Legend of Zelda: A Link to the Past - The boss rush up to the final battle, especially if you have the level 2 sword. Running around as a pink rabbit the first time into Dark World is pretty amusing, too, especially when you can abuse the Mirror to sequence break.

Super Marior World - Donut Plains 1 gets special mention for being the first level you can pick up the feather and thus fly; the Haunted Ship level and its shoutout to SMB 3 is also great fun.

Chrono Trigger - I love the whole game and how awesome all of the worlds are, but 12,000 B.C.'s floating continent overworld music is one of the few musical themes I can study to. It’s so haunting and evocative; IMHO, it’s the best variation on the Chrono Trigger main theme.

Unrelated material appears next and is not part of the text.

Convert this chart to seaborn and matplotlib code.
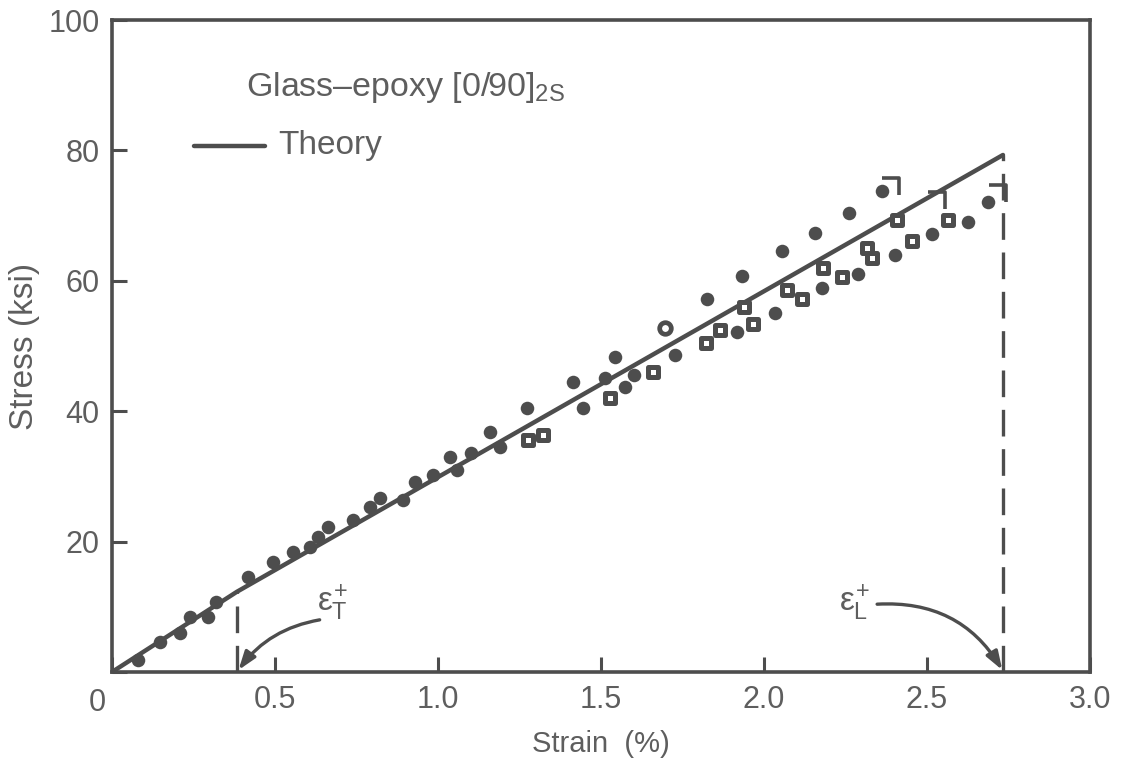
import matplotlib
matplotlib.use("Agg")
import matplotlib.pyplot as plt
from matplotlib.path import Path
import seaborn as sns
import pandas as pd

# ---- data ----
theory_strain = [0.0, 0.383, 2.733]
theory_stress = [0.0, 12.3, 79.3]

circle_strain = [0.08, 0.147, 0.209, 0.24, 0.295, 0.32, 0.418, 0.494, 0.556, 0.607,
                 0.632, 0.663, 0.74, 0.79, 0.822, 0.893, 0.93, 0.985, 1.037, 1.058,
                 1.1, 1.16, 1.19, 1.273, 1.414, 1.445, 1.512, 1.543, 1.574, 1.6,
                 1.727, 1.825, 1.917, 1.933, 2.034, 2.055, 2.156, 2.178, 2.261, 2.288,
                 2.362, 2.402, 2.515, 2.626, 2.687]
circle_stress = [1.8, 4.6, 6.0, 8.4, 8.4, 10.7, 14.6, 16.9, 18.4, 19.2,
                 20.7, 22.2, 23.3, 25.3, 26.7, 26.4, 29.1, 30.2, 33.0, 31.0,
                 33.6, 36.8, 34.5, 40.5, 44.5, 40.5, 45.1, 48.3, 43.7, 45.5,
                 48.6, 57.2, 52.1, 60.7, 55.0, 64.6, 67.3, 58.9, 70.4, 61.0,
                 73.8, 64.0, 67.2, 69.0, 72.1]

square_strain = [1.276, 1.322, 1.527, 1.66, 1.822, 1.865, 1.94, 1.966, 2.07, 2.117,
                 2.18, 2.239, 2.316, 2.331, 2.408, 2.454, 2.564]
square_stress = [35.6, 36.3, 42.0, 46.0, 50.5, 52.5, 56.0, 53.4, 58.6, 57.2,
                 62.0, 60.6, 65.0, 63.5, 69.3, 66.1, 69.3]

open_circle_strain = [1.696]
open_circle_stress = [52.8]

failure_strain = [2.387, 2.53, 2.715]
failure_stress = [74.4, 72.3, 73.4]

eps_T = 0.383
eps_L = 2.733

x_ticks = [0.0, 0.5, 1.0, 1.5, 2.0, 2.5, 3.0]
x_ticklabels = ["", "0.5", "1.0", "1.5", "2.0", "2.5", "3.0"]
y_ticks = [0, 20, 40, 60, 80, 100]
y_ticklabels = ["", "20", "40", "60", "80", "100"]

INK = "#4d4d4d"
TXT = "#5e5e5e"

sns.set_style("ticks")
plt.rcParams["font.family"] = ["Liberation Sans", "DejaVu Sans"]
plt.rcParams["mathtext.fontset"] = "custom"
plt.rcParams["mathtext.rm"] = "Liberation Sans"
plt.rcParams["mathtext.it"] = "Liberation Sans"

fig = plt.figure(figsize=(11.24, 7.66), dpi=100)
ax = fig.add_axes([112 / 1124, 1 - 672 / 766, (1090 - 112) / 1124, (672 - 20) / 766])

theory_df = pd.DataFrame({"strain": theory_strain, "stress": theory_stress})
sns.lineplot(data=theory_df, x="strain", y="stress", color=INK, lw=3.2, ax=ax,
             sort=False, solid_joinstyle="miter")

# dashed strain-limit lines
for e in (eps_T, eps_L):
    top = theory_stress[1] if e == eps_T else theory_stress[2]
    ax.vlines(e, 0, top, colors=INK, linestyles=(0, (8, 3.8)), lw=2.4)

circ_df = pd.DataFrame({"strain": circle_strain, "stress": circle_stress})
sns.scatterplot(data=circ_df, x="strain", y="stress", marker="o", s=95,
                color=INK, edgecolor=INK, linewidth=0, ax=ax, zorder=3)

sq_df = pd.DataFrame({"strain": square_strain, "stress": square_stress})
sns.scatterplot(data=sq_df, x="strain", y="stress", marker="s", s=52,
                facecolor="white", edgecolor=INK, linewidth=3.6, ax=ax, zorder=3)

oc_df = pd.DataFrame({"strain": open_circle_strain, "stress": open_circle_stress})
sns.scatterplot(data=oc_df, x="strain", y="stress", marker="o", s=70,
                facecolor="white", edgecolor=INK, linewidth=3.4, ax=ax, zorder=3)

bracket = Path([(-1, 1), (1, 1), (1, -1)], [Path.MOVETO, Path.LINETO, Path.LINETO])
fail_df = pd.DataFrame({"strain": failure_strain, "stress": failure_stress})
sns.scatterplot(data=fail_df, x="strain", y="stress", marker=bracket, s=150,
                facecolor="none", edgecolor=INK, linewidth=2.6, ax=ax, zorder=3)

ax.set_xlim(0, 3.0)
ax.set_ylim(0, 100)
ax.set_xticks(x_ticks)
ax.set_xticklabels(x_ticklabels)
ax.set_yticks(y_ticks)
ax.set_yticklabels(y_ticklabels)
ax.tick_params(direction="in", length=11, width=2.2, color=INK, labelcolor=TXT,
               labelsize=22, pad=9)
for sp in ax.spines.values():
    sp.set_visible(True)
    sp.set_linewidth(2.6)
    sp.set_color(INK)
ax.text(-0.045, -2.4, "0", ha="center", va="top", fontsize=22, color=TXT)

ax.set_xlabel("Strain  (%)", fontsize=21, color=TXT, labelpad=11)
ax.set_ylabel("Stress (ksi)", fontsize=24, color=TXT, labelpad=6)

# annotations
ax.text(0.41, 89.6, "Glass\u2013epoxy [0/90]$_{2S}$", fontsize=24.5, color=TXT,
        ha="left", va="center")
ax.plot([0.25, 0.47], [80.7, 80.7], color=INK, lw=3.2)
ax.text(0.51, 80.7, "Theory", fontsize=24, color=TXT, ha="left", va="center")

head = "-|>,head_length=1.1,head_width=0.38"
ax.annotate("", xy=(eps_T + 0.005, 0.3), xytext=(0.637, 8.0),
            arrowprops=dict(arrowstyle=head, color=INK, lw=2.4,
                            connectionstyle="arc3,rad=0.2", shrinkA=0, shrinkB=0))
ax.text(0.63, 10.6, r"$\epsilon_{\mathrm{T}}^{+}$", fontsize=24, color=TXT,
        ha="left", va="center")

ax.annotate("", xy=(eps_L - 0.002, 0.3), xytext=(2.347, 10.4),
            arrowprops=dict(arrowstyle=head, color=INK, lw=2.4,
                            connectionstyle="arc3,rad=-0.3", shrinkA=0, shrinkB=0))
ax.text(2.325, 10.6, r"$\epsilon_{\mathrm{L}}^{+}$", fontsize=24, color=TXT,
        ha="right", va="center")

fig.savefig("out.png", dpi=100)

Final Fantasy VI - Tie between the Opera House (pixellated sprites singing in midi, what’s not to love? :D) and the Magitek Factory (one of the best theme musics ever).

Mega Man X - This is another one that’s really hard for me to pick, but if I had to pick one I’d say Armored Armadillo’s level.

Dynasty Warriors 5 - The Battle of Chi Bi. Either campaign is loads of fun to play.

Katamari Damancy - Roll the Moon, endless mode. Fun at all sizes.

Disgaea 2 - The final battle in Shinra Tower, especially on the first playthrough cycle where unless you’ve done some massive grinding the battle against Laharl is freaking impossible. Then Rosalin opens a royal can of whoopass - and you get your first in-game taste of what it’s like to completely and utterly own your opponent.

Seriously…I don’t think the tap pattern’s actually related to the song in any way. >_>

See, the higher difficulties in EBA actually wind up being a lot easier than the lower ones if you stick with them for a little while. I’ve S-Ranked every mission on Hard Rock but have trouble with the lower difficulties because the note charts are so damn slow. In the higher difficulties (Hard Rock especially) it’s easier to get the timing of the notes down because you’re always constantly tapping.

And I think “Survivor” is actually harder than “Jumpin’ Jack Flash.”